-- Start Data excerpt --

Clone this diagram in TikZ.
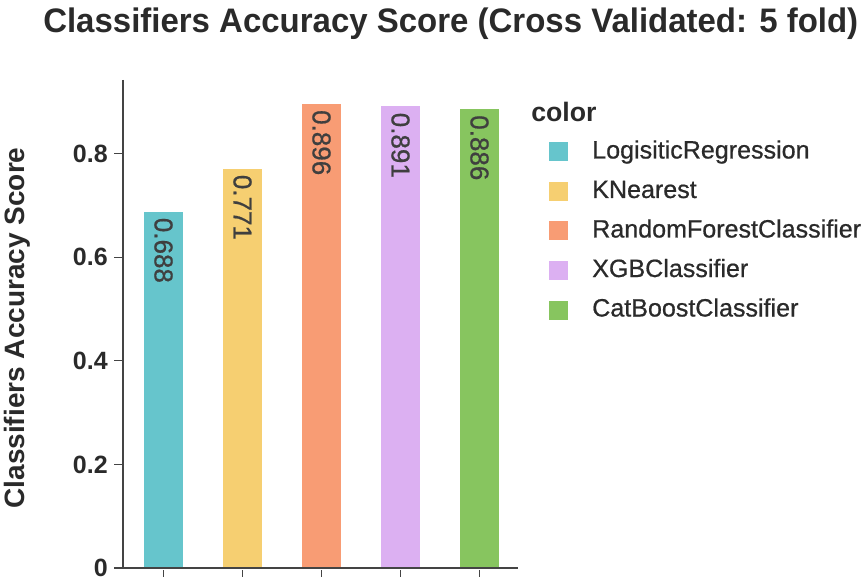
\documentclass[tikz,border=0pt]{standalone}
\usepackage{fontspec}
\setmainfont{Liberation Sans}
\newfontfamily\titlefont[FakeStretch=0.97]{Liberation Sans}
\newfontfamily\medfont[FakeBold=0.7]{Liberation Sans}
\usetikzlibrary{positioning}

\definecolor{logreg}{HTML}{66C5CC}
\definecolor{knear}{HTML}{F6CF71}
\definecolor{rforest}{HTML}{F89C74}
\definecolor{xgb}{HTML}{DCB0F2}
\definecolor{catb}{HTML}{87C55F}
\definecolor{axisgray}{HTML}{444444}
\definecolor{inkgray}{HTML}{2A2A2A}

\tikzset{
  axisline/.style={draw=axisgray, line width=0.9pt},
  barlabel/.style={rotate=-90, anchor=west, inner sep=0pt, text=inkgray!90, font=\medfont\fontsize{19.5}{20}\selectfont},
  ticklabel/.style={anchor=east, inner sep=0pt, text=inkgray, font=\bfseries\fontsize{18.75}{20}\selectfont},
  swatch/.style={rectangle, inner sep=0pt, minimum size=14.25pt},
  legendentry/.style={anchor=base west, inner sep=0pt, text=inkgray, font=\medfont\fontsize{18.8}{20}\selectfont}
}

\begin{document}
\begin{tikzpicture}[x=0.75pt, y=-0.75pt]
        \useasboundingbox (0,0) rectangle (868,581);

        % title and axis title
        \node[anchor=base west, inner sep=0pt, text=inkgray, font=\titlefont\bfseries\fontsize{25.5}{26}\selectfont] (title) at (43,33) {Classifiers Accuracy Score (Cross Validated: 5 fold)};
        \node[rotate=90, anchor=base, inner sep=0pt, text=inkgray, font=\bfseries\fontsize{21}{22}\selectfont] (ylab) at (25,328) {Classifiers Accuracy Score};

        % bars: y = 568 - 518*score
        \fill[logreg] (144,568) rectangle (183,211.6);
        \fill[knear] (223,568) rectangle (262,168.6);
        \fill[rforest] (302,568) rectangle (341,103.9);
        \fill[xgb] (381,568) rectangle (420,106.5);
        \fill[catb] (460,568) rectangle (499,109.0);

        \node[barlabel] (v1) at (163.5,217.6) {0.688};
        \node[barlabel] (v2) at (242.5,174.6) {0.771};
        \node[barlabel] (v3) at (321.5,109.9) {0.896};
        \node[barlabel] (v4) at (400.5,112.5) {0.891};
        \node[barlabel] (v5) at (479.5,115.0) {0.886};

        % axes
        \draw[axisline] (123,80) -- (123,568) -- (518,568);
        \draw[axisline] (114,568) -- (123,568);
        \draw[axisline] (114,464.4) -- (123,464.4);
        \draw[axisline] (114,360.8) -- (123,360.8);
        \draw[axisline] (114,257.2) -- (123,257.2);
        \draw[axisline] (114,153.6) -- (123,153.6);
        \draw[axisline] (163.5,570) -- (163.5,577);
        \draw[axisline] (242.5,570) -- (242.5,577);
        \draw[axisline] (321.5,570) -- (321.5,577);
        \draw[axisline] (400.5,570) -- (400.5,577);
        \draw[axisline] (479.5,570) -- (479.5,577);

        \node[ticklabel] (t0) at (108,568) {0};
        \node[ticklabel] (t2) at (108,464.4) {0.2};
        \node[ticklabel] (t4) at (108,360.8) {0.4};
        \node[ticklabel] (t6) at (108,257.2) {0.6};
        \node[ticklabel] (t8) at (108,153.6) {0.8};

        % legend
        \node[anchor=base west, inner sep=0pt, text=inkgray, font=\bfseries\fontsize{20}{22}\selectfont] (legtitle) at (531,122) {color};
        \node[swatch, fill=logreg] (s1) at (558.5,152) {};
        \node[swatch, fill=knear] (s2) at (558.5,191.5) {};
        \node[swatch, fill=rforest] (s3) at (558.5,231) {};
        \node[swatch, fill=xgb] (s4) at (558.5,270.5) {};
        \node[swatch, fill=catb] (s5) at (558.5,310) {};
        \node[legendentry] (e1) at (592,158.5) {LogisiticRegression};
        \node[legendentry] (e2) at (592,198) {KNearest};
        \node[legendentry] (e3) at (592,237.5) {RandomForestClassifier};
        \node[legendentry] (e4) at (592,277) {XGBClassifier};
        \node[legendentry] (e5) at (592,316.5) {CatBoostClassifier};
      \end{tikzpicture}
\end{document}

-- End Data excerpt --

Goal —
Output a faithful copy of the data, with each picture left out.

Final answer —
Clone this diagram in TikZ.
\documentclass[tikz,border=0pt]{standalone}
\usepackage{fontspec}
\setmainfont{Liberation Sans}
\newfontfamily\titlefont[FakeStretch=0.97]{Liberation Sans}
\newfontfamily\medfont[FakeBold=0.7]{Liberation Sans}
\usetikzlibrary{positioning}

\definecolor{logreg}{HTML}{66C5CC}
\definecolor{knear}{HTML}{F6CF71}
\definecolor{rforest}{HTML}{F89C74}
\definecolor{xgb}{HTML}{DCB0F2}
\definecolor{catb}{HTML}{87C55F}
\definecolor{axisgray}{HTML}{444444}
\definecolor{inkgray}{HTML}{2A2A2A}

\tikzset{
  axisline/.style={draw=axisgray, line width=0.9pt},
  barlabel/.style={rotate=-90, anchor=west, inner sep=0pt, text=inkgray!90, font=\medfont\fontsize{19.5}{20}\selectfont},
  ticklabel/.style={anchor=east, inner sep=0pt, text=inkgray, font=\bfseries\fontsize{18.75}{20}\selectfont},
  swatch/.style={rectangle, inner sep=0pt, minimum size=14.25pt},
  legendentry/.style={anchor=base west, inner sep=0pt, text=inkgray, font=\medfont\fontsize{18.8}{20}\selectfont}
}

\begin{document}
\begin{tikzpicture}[x=0.75pt, y=-0.75pt]
        \useasboundingbox (0,0) rectangle (868,581);

        % title and axis title
        \node[anchor=base west, inner sep=0pt, text=inkgray, font=\titlefont\bfseries\fontsize{25.5}{26}\selectfont] (title) at (43,33) {Classifiers Accuracy Score (Cross Validated: 5 fold)};
        \node[rotate=90, anchor=base, inner sep=0pt, text=inkgray, font=\bfseries\fontsize{21}{22}\selectfont] (ylab) at (25,328) {Classifiers Accuracy Score};

        % bars: y = 568 - 518*score
        \fill[logreg] (144,568) rectangle (183,211.6);
        \fill[knear] (223,568) rectangle (262,168.6);
        \fill[rforest] (302,568) rectangle (341,103.9);
        \fill[xgb] (381,568) rectangle (420,106.5);
        \fill[catb] (460,568) rectangle (499,109.0);

        \node[barlabel] (v1) at (163.5,217.6) {0.688};
        \node[barlabel] (v2) at (242.5,174.6) {0.771};
        \node[barlabel] (v3) at (321.5,109.9) {0.896};
        \node[barlabel] (v4) at (400.5,112.5) {0.891};
        \node[barlabel] (v5) at (479.5,115.0) {0.886};

        % axes
        \draw[axisline] (123,80) -- (123,568) -- (518,568);
        \draw[axisline] (114,568) -- (123,568);
        \draw[axisline] (114,464.4) -- (123,464.4);
        \draw[axisline] (114,360.8) -- (123,360.8);
        \draw[axisline] (114,257.2) -- (123,257.2);
        \draw[axisline] (114,153.6) -- (123,153.6);
        \draw[axisline] (163.5,570) -- (163.5,577);
        \draw[axisline] (242.5,570) -- (242.5,577);
        \draw[axisline] (321.5,570) -- (321.5,577);
        \draw[axisline] (400.5,570) -- (400.5,577);
        \draw[axisline] (479.5,570) -- (479.5,577);

        \node[ticklabel] (t0) at (108,568) {0};
        \node[ticklabel] (t2) at (108,464.4) {0.2};
        \node[ticklabel] (t4) at (108,360.8) {0.4};
        \node[ticklabel] (t6) at (108,257.2) {0.6};
        \node[ticklabel] (t8) at (108,153.6) {0.8};

        % legend
        \node[anchor=base west, inner sep=0pt, text=inkgray, font=\bfseries\fontsize{20}{22}\selectfont] (legtitle) at (531,122) {color};
        \node[swatch, fill=logreg] (s1) at (558.5,152) {};
        \node[swatch, fill=knear] (s2) at (558.5,191.5) {};
        \node[swatch, fill=rforest] (s3) at (558.5,231) {};
        \node[swatch, fill=xgb] (s4) at (558.5,270.5) {};
        \node[swatch, fill=catb] (s5) at (558.5,310) {};
        \node[legendentry] (e1) at (592,158.5) {LogisiticRegression};
        \node[legendentry] (e2) at (592,198) {KNearest};
        \node[legendentry] (e3) at (592,237.5) {RandomForestClassifier};
        \node[legendentry] (e4) at (592,277) {XGBClassifier};
        \node[legendentry] (e5) at (592,316.5) {CatBoostClassifier};
      \end{tikzpicture}
\end{document}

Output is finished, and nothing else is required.